11. Hieronymus was a Rhodian, and a pupil of Aristotle, flourishing about 300 B.C. He is frequently mentioned by Cicero.

12. We know very little of Dinomachus. Some MSS. have Clitomachus.

13. Callipho was in all probability a pupil of Epicurus, but we have no certain information about him.

14. Diodorus was a Syrian, and succeeded Critolaus as the head of the Peripatetic School at Athens.

15. Aristo was a native of Ceos, and a pupil of Lycon, who succeeded Straton as the head of the Peripatetic School, 270 B.C.. He afterwards himself succeeded Lycon.

16. Pyrrho was a native of Elis, and the originator of the sceptical theories of some of the ancient philosophers. He was a contemporary of Alexander.

17. Herillus was a disciple of Zeno of Cittium, and therefore a Stoic. He did not, however, follow all the opinions of his master: he held that knowledge was the chief good. Some of the treatises of Cleanthes were written expressly to confute him.

18. Anacharsis was (Herod, iv. 76) son of Gnurus and brother of Saulius, king of Thrace. He came to Athens while Solon was occupied in framing laws for his people; and by the simplicity of his way of living, and his acute observations on the manners of the Greeks, he excited such general admiration, that he was reckoned by some writers among the seven wise men of Greece.

19. This was Appius Claudius Caecus, who was censor 310 B.C., and who, according to Livy, was afflicted with blindness by the gods for persuading the Potitii to instruct the public servants in the way of sacrificing to Hercules. He it was who made the Via Appia.

20. The fact of Homer's blindness rests on a passage in the Hymn to Apollo, quoted by Thucydides as a genuine work of Homer, and which is thus spoken of by one of the most accomplished scholars that this country or this age has ever produced:-"They are indeed beautiful verses, and if none worse had ever been attributed to Homer, the Prince of Poets would have had little reason to complain.

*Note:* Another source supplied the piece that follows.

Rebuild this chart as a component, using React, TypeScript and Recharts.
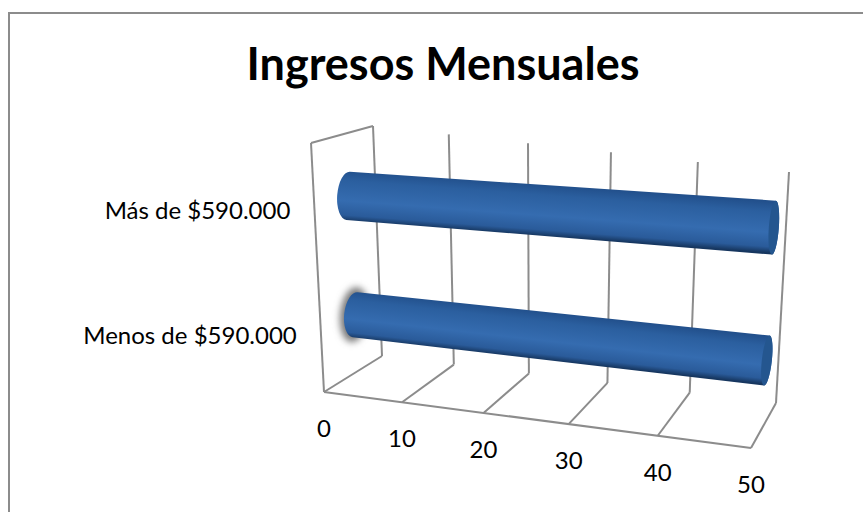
import { BarChart, Bar, XAxis, YAxis, CartesianGrid } from 'recharts';

const TITLE = 'Ingresos Mensuales';
const categories = ['Más de $590.000', 'Menos de $590.000'];
const values = [50, 50];
const xTicks = [0, 10, 20, 30, 40, 50];

const FONT = 'Lato, "Open Sans", sans-serif';
const GRID = '#8c8c8c';

// flat plot box that recharts lays out, everything is then projected into the 3D look
const PLOT = { left: 100, top: 100, width: 600, height: 250 };

type Pt = [number, number];
type Quad = [Pt, Pt, Pt, Pt]; // u0v0, u1v0, u1v1, u0v1

// unit square -> quad homography
function makeProjection([p0, p1, p2, p3]: Quad) {
  const dx1 = p1[0] - p2[0];
  const dx2 = p3[0] - p2[0];
  const sx = p0[0] - p1[0] + p2[0] - p3[0];
  const dy1 = p1[1] - p2[1];
  const dy2 = p3[1] - p2[1];
  const sy = p0[1] - p1[1] + p2[1] - p3[1];
  const det = dx1 * dy2 - dx2 * dy1;
  const g = (sx * dy2 - dx2 * sy) / det;
  const h = (dx1 * sy - sx * dy1) / det;
  const a = p1[0] - p0[0] + g * p1[0];
  const b = p3[0] - p0[0] + h * p3[0];
  const d = p1[1] - p0[1] + g * p1[1];
  const e = p3[1] - p0[1] + h * p3[1];
  return (u: number, v: number): Pt => {
    const w = g * u + h * v + 1;
    return [(a * u + b * v + p0[0]) / w, (d * u + e * v + p0[1]) / w];
  };
}

const backWall = makeProjection([[373, 126], [789, 172], [776, 403], [382, 356]]);
const floor = makeProjection([[382, 356], [776, 403], [751, 448], [324, 392]]);
const barPlane = makeProjection([[344.5, 133.5], [777.5, 157.5], [763.5, 423.5], [358.5, 371.5]]);

// the back wall is more foreshortened along the value axis than its corners give
const DEPTH = 0.905;
const toU = (x: number) => (x - PLOT.left) / PLOT.width;
const wallU = (u: number) => (DEPTH * u) / (1 + (DEPTH - 1) * u);
const toV = (y: number) => (y - PLOT.top) / PLOT.height;

const line = (a: Pt, b: Pt) => (
  <line x1={a[0]} y1={a[1]} x2={b[0]} y2={b[1]} stroke={GRID} strokeWidth={2} />
);

function GridLine(props: any) {
  const u = toU(props.x1);
  const isFirst = Math.abs(u) < 0.001;
  const back = wallU(u);
  return (
    <g key={props.key}>
      {line(backWall(back, 0), backWall(back, 1))}
      {line(backWall(back, 1), floor(u, 1))}
      {isFirst && (
        <>
          {line(backWall(0, 0), [311, 143])}
          {line([311, 143], floor(0, 1))}
          {line(floor(0, 1), floor(1, 1))}
        </>
      )}
    </g>
  );
}

function ValueTick(props: any) {
  const { x, payload } = props;
  const u = toU(x);
  const [px, py] = floor(u, 1);
  return (
    <text x={px} y={py + 39} textAnchor="middle" dominantBaseline="middle" fontFamily={FONT} fontSize={24} fill="#000">
      {payload.value}
    </text>
  );
}

function CategoryTick(props: any) {
  const { y, payload } = props;
  const v = toV(y);
  return (
    <text x={197.5 - (v - 0.25) * 15} y={150.5 + v * 250} textAnchor="middle" dominantBaseline="middle" fontFamily={FONT} fontSize={24} fill="#000">
      {payload.value}
    </text>
  );
}

function Cylinder(props: any) {
  const { x, y, width, height, index } = props;
  const u0 = toU(x);
  const u1 = toU(x + width);
  const vTop = toV(y);
  const vBot = toV(y + height);
  const vMid = (vTop + vBot) / 2;
  const start = barPlane(u0, vMid);
  const end = barPlane(u1, vMid);
  const r0 = Math.hypot(barPlane(u0, vBot)[0] - barPlane(u0, vTop)[0], barPlane(u0, vBot)[1] - barPlane(u0, vTop)[1]) / 2;
  const r1 = Math.hypot(barPlane(u1, vBot)[0] - barPlane(u1, vTop)[0], barPlane(u1, vBot)[1] - barPlane(u1, vTop)[1]) / 2;
  const len = Math.hypot(end[0] - start[0], end[1] - start[1]);
  const ax = (end[0] - start[0]) / len;
  const ay = (end[1] - start[1]) / len;
  const nx = -ay;
  const ny = ax;
  const angle = (Math.atan2(ay, ax) * 180) / Math.PI;
  const rxLeft = 11;
  const rxRight = 5;
  const topL: Pt = [start[0] - nx * r0, start[1] - ny * r0];
  const botL: Pt = [start[0] + nx * r0, start[1] + ny * r0];
  const topR: Pt = [end[0] - nx * r1, end[1] - ny * r1];
  const botR: Pt = [end[0] + nx * r1, end[1] + ny * r1];
  const gradId = `cyl-${index}`;
  const body = `M${topL[0]} ${topL[1]} L${topR[0]} ${topR[1]} A${rxRight} ${r1} ${angle} 0 1 ${botR[0]} ${botR[1]} L${botL[0]} ${botL[1]} A${rxLeft} ${r0} ${angle} 0 1 ${topL[0]} ${topL[1]} Z`;
  const mid: Pt = [(start[0] + end[0]) / 2, (start[1] + end[1]) / 2];
  const rm = (r0 + r1) / 2;
  return (
    <g>
      <defs>
        <linearGradient
          id={gradId}
          gradientUnits="userSpaceOnUse"
          x1={mid[0] - nx * rm}
          y1={mid[1] - ny * rm}
          x2={mid[0] + nx * rm}
          y2={mid[1] + ny * rm}
        >
          <stop offset="0" stopColor="#22508c" />
          <stop offset="0.2" stopColor="#2b5f9f" />
          <stop offset="0.6" stopColor="#356cb0" />
          <stop offset="0.88" stopColor="#2a5b9a" />
          <stop offset="1" stopColor="#16365f" />
        </linearGradient>
        <filter id={`glow-${index}`} x="-100%" y="-50%" width="300%" height="200%">
          <feGaussianBlur stdDeviation="3.5" />
        </filter>
      </defs>
      {index === 1 && (
        <ellipse
          cx={start[0] - 1}
          cy={start[1]}
          rx={rxLeft + 3}
          ry={r0 + 5}
          fill="#777"
          filter={`url(#glow-${index})`}
          transform={`rotate(${angle} ${start[0]} ${start[1]})`}
        />
      )}
      <path d={body} fill={`url(#${gradId})`} />
      <ellipse
        cx={end[0]}
        cy={end[1]}
        rx={rxRight}
        ry={r1}
        fill="#24568f"
        transform={`rotate(${angle} ${end[0]} ${end[1]})`}
      />
    </g>
  );
}

export default function App() {
  const data = categories.map((name, i) => ({ name, value: values[i] }));
  return (
    <div style={{ position: 'absolute', left: 0, top: 0, width: 863, height: 512, background: '#fff', overflow: 'hidden' }}>
      <div
        style={{
          position: 'absolute',
          left: 8,
          top: 12,
          width: 855,
          height: 500,
          borderLeft: '2px solid #8c8c8c',
          borderTop: '2px solid #8c8c8c',
          boxSizing: 'border-box',
        }}
      />
      <div
        style={{
          position: 'absolute',
          left: 0,
          width: 886,
          top: 36,
          textAlign: 'center',
          fontFamily: FONT,
          fontWeight: 700,
          fontSize: 45,
          lineHeight: '54px',
          color: '#000',
        }}
      >
        {TITLE}
      </div>
      <BarChart
        width={863}
        height={512}
        data={data}
        layout="vertical"
        margin={{ top: 100, right: 163, bottom: 132, left: 40 }}
        style={{ position: 'absolute', left: 0, top: 0 }}
      >
        <CartesianGrid horizontal={false} vertical={GridLine as any} />
        <XAxis type="number" domain={[0, 50]} ticks={xTicks} height={30} axisLine={false} tickLine={false} tick={ValueTick} interval={0} />
        <YAxis type="category" dataKey="name" width={60} axisLine={false} tickLine={false} tick={CategoryTick} interval={0} />
        <Bar dataKey="value" barSize={49} shape={Cylinder} isAnimationActive={false} />
      </BarChart>
    </div>
  );
}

"He has been describing the Delian festival in honour of Apollo and Diana, and concludes this part of the poem with an address to the women of that island, to whom it is to be supposed that he had become familiarly known by his frequent recitations:

Χαίρετε δ᾽ υμεῖς πᾶσαι, ἐμεῖο δὲ καὶ μετόπισθε
μνήσασθ᾽, ὅπποτέ κέν τις ἐπιχθονίων ἀνθρώπων
ἐνθάδ᾽ ἀνείρηται ξεῖνος ταλαπείριος ἐλθὼν
ὦ κοῦραι, τίς δ᾽ ὕμμιν ἀνὴρ ἥδιστος ἀοιδῶν
ἐνθάδε πωλεῖται καὶ τέῳ τέρπεσθε μάλιστα?
ὑμεῖς δ᾽ εὖ μάλα πᾶσαι ὑποκρίνασθε ἀφ᾽ ἡμῶν,
Τυφλὸς ἀνὴρ, οἰκεῖ δὲ Χίῳ ἐνὶ παιπαλοέσσῃ,
τοῦ πᾶσαι μετόπισθεν ἀριστεύουσιν ἀοιδαί.
 
Virgins, farewell - and oh! remember me
Hereafter, when some stranger from the sea,
A hapless wanderer, may your isle explore,
And ask you, "Maids, of all the bards you boast,
Who sings the sweetest, and delights you most?"
Oh! answer all - "A blind old man, and poor,
Sweetest he sings, and dwells on Chios' rocky shore."

- Coleridge's Introduction to the Study of the Greek Classic Poets.